* _AIM_
Only lines holding the word "with" should be copied from the material.

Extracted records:

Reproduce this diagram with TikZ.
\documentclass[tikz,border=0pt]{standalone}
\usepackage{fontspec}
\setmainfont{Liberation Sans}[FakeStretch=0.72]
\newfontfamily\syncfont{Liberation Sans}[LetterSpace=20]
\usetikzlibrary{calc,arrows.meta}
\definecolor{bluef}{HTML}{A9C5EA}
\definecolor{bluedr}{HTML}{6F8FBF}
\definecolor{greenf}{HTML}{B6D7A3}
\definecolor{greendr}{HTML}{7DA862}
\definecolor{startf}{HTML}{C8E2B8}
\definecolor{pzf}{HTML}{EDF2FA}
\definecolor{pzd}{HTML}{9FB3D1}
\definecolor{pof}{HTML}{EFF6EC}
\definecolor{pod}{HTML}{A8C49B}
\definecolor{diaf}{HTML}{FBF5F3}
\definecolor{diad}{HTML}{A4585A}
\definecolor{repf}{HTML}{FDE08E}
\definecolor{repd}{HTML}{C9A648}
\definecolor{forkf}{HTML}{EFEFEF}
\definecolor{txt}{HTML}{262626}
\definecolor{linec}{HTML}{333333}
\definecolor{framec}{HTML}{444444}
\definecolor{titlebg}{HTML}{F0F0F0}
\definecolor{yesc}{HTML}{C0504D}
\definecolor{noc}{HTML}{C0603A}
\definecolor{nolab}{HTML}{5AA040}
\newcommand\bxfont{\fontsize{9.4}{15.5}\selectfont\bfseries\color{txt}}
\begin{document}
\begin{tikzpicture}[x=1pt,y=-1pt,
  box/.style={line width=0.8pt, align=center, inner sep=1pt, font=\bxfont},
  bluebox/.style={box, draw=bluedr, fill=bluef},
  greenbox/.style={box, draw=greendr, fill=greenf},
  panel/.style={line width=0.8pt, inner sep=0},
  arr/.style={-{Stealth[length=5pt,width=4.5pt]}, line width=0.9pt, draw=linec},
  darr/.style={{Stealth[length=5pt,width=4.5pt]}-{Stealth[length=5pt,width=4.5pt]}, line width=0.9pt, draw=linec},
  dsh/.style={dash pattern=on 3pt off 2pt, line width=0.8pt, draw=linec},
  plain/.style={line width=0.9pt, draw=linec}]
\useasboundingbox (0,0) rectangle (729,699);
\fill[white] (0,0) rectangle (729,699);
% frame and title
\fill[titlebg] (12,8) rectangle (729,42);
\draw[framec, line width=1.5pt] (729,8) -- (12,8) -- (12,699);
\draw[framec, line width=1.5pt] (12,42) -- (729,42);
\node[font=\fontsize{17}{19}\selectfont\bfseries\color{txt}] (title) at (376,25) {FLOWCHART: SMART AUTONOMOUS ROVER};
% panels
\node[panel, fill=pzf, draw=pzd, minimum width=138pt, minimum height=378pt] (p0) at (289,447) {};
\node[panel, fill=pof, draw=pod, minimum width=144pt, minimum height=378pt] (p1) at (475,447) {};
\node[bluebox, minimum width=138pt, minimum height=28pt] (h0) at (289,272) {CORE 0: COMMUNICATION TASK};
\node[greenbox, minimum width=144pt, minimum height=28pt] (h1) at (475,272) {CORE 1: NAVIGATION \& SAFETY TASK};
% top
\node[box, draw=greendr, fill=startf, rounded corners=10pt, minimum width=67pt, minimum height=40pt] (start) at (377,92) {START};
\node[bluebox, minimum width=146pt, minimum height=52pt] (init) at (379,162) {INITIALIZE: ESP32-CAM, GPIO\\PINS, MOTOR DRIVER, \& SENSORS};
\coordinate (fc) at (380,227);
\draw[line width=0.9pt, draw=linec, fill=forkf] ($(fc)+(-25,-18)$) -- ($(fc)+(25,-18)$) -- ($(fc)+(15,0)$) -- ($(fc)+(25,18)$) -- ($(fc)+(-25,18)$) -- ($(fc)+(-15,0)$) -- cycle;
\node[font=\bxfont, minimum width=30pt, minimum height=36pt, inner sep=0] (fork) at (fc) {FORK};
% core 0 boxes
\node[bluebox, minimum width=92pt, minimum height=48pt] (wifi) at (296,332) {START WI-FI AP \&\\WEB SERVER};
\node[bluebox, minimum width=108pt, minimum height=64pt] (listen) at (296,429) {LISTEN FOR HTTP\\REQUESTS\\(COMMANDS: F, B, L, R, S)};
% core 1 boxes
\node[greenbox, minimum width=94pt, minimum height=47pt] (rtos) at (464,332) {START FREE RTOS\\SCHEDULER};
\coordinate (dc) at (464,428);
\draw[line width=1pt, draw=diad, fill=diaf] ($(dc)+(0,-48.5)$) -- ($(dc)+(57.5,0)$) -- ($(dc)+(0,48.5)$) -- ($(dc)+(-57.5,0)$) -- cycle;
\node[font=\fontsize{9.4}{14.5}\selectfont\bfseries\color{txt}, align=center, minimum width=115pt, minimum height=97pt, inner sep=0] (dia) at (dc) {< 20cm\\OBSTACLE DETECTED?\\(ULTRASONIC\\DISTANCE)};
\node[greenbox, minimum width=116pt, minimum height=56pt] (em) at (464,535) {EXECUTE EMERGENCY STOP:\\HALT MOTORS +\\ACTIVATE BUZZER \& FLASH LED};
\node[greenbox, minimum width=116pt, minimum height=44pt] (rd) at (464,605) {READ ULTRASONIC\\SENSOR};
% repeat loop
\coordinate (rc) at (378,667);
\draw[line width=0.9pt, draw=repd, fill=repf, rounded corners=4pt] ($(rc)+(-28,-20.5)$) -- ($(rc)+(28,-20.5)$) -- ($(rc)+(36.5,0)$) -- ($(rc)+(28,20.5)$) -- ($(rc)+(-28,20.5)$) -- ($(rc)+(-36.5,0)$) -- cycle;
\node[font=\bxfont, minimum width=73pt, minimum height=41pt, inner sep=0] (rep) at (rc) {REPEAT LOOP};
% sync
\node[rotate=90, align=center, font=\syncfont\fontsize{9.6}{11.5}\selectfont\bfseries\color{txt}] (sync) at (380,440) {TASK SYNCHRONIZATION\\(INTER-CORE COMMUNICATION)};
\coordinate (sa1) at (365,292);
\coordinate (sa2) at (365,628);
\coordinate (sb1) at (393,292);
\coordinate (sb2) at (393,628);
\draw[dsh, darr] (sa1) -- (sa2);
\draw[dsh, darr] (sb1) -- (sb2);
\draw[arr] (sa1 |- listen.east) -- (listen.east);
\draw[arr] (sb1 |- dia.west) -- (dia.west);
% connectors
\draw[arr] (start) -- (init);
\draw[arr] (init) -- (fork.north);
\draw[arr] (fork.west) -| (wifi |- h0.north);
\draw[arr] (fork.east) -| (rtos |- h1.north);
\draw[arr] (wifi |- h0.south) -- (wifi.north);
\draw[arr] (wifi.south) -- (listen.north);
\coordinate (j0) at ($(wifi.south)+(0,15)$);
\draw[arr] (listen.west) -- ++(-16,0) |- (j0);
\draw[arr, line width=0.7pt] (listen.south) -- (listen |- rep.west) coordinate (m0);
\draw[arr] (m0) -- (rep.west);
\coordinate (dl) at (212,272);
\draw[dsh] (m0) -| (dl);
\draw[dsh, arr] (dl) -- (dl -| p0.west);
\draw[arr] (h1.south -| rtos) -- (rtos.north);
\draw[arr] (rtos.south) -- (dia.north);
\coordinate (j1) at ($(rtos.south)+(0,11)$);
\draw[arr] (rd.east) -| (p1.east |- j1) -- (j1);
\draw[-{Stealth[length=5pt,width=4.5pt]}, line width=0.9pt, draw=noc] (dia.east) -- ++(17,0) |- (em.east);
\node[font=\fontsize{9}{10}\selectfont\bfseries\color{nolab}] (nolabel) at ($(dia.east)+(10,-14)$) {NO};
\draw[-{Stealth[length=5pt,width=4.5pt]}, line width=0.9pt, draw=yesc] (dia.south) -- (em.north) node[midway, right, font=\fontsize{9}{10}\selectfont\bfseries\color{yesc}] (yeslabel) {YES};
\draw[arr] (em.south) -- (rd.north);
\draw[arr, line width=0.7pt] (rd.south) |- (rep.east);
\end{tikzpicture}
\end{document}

==

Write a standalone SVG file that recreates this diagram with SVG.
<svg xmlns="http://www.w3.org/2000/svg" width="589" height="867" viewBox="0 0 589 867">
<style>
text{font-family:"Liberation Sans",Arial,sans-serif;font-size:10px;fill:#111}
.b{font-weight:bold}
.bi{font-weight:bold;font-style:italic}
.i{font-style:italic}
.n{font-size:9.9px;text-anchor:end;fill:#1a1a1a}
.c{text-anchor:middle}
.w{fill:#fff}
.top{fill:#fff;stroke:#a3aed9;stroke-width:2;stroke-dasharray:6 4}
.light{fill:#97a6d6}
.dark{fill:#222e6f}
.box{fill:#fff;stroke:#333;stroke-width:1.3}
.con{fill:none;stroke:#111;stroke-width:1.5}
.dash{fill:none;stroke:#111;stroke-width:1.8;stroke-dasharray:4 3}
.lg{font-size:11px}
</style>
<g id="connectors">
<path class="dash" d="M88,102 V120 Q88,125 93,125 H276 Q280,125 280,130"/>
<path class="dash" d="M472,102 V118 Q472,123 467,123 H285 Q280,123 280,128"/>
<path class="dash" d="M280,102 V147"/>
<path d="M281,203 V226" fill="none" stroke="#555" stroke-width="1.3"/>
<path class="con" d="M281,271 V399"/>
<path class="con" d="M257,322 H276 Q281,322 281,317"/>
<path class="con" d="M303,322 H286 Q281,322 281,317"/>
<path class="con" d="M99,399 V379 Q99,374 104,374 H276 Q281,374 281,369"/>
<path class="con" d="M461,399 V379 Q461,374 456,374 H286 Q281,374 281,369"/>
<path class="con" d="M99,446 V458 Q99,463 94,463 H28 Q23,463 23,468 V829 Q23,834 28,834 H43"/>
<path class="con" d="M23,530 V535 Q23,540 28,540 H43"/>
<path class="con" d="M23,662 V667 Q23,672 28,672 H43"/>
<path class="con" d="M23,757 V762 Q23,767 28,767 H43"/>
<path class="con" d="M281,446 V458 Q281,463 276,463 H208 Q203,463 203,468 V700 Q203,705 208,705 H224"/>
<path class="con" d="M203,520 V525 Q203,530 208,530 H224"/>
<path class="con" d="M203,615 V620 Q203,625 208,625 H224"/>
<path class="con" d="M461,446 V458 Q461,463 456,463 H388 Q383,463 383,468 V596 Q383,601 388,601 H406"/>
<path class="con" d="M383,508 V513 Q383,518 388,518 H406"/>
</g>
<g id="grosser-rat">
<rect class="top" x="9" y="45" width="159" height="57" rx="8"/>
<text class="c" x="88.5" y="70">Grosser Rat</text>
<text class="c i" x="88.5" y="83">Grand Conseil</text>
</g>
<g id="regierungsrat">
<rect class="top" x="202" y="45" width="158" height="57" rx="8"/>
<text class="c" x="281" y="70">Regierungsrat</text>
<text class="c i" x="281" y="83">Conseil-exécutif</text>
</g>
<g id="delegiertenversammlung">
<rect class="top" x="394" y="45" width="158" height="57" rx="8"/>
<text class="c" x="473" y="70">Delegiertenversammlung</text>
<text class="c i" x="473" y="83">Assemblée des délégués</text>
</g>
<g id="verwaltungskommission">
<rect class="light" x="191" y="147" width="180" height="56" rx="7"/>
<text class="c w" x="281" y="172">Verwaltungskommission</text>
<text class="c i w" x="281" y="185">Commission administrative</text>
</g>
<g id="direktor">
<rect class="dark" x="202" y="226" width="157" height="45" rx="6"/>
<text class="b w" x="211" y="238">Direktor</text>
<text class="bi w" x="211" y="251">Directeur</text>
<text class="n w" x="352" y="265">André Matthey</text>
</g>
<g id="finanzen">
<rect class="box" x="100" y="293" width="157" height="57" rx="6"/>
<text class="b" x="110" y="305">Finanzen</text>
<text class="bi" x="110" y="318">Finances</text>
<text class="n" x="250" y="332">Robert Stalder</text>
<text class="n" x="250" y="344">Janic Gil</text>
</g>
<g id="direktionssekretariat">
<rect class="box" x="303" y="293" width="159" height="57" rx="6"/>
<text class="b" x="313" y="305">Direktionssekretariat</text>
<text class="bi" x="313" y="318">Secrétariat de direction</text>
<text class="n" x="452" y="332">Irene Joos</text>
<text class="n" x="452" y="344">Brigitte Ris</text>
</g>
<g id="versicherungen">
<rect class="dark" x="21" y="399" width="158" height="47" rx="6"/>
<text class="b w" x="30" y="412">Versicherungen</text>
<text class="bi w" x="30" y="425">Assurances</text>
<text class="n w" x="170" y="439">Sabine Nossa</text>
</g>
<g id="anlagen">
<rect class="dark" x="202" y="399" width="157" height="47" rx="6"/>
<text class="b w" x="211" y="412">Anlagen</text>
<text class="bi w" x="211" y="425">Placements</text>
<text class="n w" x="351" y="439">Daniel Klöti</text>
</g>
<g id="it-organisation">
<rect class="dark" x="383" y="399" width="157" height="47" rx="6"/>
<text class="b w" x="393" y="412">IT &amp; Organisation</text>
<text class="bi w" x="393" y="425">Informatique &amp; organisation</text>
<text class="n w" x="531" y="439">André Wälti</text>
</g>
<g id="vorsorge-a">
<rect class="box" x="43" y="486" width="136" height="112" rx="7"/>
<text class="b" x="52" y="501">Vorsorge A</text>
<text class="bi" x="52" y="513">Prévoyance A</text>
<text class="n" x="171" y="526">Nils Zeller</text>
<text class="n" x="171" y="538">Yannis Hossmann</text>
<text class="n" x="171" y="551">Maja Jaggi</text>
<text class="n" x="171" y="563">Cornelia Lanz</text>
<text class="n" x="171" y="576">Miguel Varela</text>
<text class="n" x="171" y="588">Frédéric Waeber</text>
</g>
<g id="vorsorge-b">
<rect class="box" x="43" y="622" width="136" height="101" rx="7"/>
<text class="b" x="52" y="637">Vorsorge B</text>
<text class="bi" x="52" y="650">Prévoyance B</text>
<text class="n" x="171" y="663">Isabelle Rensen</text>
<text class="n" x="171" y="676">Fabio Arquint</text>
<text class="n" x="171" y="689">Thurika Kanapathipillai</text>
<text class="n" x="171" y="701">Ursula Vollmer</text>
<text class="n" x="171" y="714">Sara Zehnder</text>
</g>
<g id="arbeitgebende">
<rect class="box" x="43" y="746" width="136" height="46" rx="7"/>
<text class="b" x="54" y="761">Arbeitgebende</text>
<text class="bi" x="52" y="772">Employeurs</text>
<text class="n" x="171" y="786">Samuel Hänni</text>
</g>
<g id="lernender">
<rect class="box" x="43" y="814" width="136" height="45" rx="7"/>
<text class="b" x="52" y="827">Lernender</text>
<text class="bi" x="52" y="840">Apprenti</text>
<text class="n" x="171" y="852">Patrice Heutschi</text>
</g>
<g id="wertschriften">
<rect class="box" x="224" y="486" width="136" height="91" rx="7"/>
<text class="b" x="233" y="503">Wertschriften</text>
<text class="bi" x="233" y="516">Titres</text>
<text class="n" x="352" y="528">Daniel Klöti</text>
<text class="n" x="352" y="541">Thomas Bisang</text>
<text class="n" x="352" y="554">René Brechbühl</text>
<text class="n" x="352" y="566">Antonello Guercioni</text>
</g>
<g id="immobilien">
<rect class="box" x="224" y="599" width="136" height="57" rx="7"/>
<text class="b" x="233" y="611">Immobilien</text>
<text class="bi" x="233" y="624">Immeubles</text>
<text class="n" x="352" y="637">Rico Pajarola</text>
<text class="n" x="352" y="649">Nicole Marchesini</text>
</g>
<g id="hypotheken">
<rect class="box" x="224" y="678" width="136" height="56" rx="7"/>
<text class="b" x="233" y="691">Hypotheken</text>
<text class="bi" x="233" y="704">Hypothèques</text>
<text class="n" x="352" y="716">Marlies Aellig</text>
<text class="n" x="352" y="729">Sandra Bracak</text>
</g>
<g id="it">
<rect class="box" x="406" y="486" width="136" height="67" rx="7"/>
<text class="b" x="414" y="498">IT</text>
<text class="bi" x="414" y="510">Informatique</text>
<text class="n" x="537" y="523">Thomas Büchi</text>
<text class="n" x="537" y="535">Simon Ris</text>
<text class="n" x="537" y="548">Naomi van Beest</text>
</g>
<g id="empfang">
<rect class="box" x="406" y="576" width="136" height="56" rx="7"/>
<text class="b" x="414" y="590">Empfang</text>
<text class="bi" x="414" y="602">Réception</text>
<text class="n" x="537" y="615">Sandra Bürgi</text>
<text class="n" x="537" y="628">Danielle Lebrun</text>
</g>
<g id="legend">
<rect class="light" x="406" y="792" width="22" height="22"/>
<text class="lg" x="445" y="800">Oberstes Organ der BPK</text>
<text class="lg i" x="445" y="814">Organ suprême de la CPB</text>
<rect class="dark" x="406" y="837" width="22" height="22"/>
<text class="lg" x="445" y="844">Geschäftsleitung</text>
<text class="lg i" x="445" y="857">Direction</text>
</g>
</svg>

==

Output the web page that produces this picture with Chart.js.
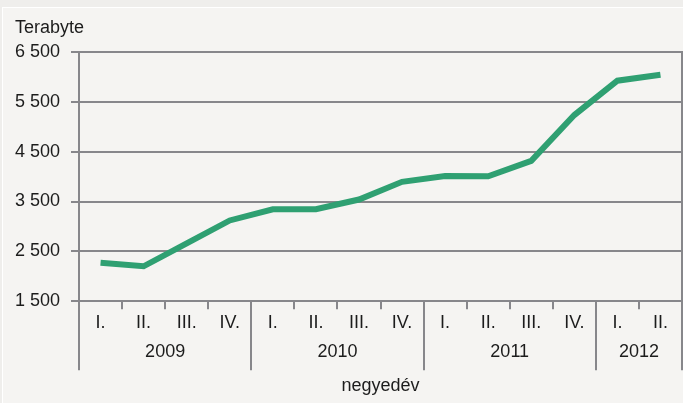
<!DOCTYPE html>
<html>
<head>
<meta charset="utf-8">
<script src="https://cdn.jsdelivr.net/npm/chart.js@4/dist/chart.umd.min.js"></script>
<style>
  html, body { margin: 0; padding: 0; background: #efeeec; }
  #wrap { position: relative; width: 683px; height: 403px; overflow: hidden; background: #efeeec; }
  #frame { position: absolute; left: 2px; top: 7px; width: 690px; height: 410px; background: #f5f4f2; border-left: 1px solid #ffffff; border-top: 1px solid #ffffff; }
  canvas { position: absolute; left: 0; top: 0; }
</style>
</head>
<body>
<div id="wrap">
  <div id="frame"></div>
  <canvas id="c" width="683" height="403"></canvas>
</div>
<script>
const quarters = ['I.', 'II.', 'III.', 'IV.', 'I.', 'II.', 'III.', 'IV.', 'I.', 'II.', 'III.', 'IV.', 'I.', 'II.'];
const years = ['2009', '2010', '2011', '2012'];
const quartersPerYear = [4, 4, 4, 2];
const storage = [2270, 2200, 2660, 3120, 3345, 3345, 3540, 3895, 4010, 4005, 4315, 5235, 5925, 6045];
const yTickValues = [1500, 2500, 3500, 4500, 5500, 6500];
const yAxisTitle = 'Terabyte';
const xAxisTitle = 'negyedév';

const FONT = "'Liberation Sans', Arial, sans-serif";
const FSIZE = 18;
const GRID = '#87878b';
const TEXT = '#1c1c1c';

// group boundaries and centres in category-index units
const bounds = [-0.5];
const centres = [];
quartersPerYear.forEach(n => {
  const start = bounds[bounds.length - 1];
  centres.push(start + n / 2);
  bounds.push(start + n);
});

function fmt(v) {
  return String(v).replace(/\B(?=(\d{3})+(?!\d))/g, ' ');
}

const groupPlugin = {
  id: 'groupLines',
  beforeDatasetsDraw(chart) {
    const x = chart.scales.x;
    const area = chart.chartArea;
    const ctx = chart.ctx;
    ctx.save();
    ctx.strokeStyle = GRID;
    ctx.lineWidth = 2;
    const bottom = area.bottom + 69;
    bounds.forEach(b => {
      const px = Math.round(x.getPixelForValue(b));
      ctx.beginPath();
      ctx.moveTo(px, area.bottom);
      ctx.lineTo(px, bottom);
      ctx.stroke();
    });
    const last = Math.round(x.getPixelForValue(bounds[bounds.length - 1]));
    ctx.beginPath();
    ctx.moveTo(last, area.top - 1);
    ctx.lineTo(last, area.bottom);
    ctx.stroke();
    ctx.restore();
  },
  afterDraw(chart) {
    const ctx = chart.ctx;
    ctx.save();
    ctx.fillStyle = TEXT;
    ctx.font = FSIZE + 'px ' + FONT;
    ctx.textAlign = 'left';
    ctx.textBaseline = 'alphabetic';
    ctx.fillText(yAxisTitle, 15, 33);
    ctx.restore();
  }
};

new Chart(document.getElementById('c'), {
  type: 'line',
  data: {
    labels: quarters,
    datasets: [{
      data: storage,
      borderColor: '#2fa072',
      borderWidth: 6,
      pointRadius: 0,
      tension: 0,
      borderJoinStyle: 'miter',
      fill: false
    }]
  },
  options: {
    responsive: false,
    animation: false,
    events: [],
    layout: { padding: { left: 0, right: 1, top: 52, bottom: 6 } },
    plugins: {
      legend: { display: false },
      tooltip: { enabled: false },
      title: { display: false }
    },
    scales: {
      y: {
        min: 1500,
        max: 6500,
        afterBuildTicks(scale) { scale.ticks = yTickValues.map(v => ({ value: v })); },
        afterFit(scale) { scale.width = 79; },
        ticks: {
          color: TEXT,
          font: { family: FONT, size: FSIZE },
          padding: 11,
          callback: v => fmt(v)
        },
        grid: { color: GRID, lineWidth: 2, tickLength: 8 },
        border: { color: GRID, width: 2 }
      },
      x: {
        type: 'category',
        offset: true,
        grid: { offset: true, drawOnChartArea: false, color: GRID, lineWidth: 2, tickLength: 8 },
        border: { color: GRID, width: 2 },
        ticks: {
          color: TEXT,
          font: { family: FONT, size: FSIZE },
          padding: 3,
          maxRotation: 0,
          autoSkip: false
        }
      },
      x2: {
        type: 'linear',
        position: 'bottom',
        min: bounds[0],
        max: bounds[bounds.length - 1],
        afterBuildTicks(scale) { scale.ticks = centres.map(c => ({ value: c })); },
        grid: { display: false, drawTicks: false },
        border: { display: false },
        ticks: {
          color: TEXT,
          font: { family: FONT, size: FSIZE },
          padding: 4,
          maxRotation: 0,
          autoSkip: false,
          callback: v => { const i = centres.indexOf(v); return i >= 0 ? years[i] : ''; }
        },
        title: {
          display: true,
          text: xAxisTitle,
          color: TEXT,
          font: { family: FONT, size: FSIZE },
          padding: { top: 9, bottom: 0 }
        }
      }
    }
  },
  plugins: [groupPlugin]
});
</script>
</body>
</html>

* _EXERCISE RESPONSE_
Reproduce this diagram with TikZ.
Write a standalone SVG file that recreates this diagram with SVG.
Output the web page that produces this picture with Chart.js.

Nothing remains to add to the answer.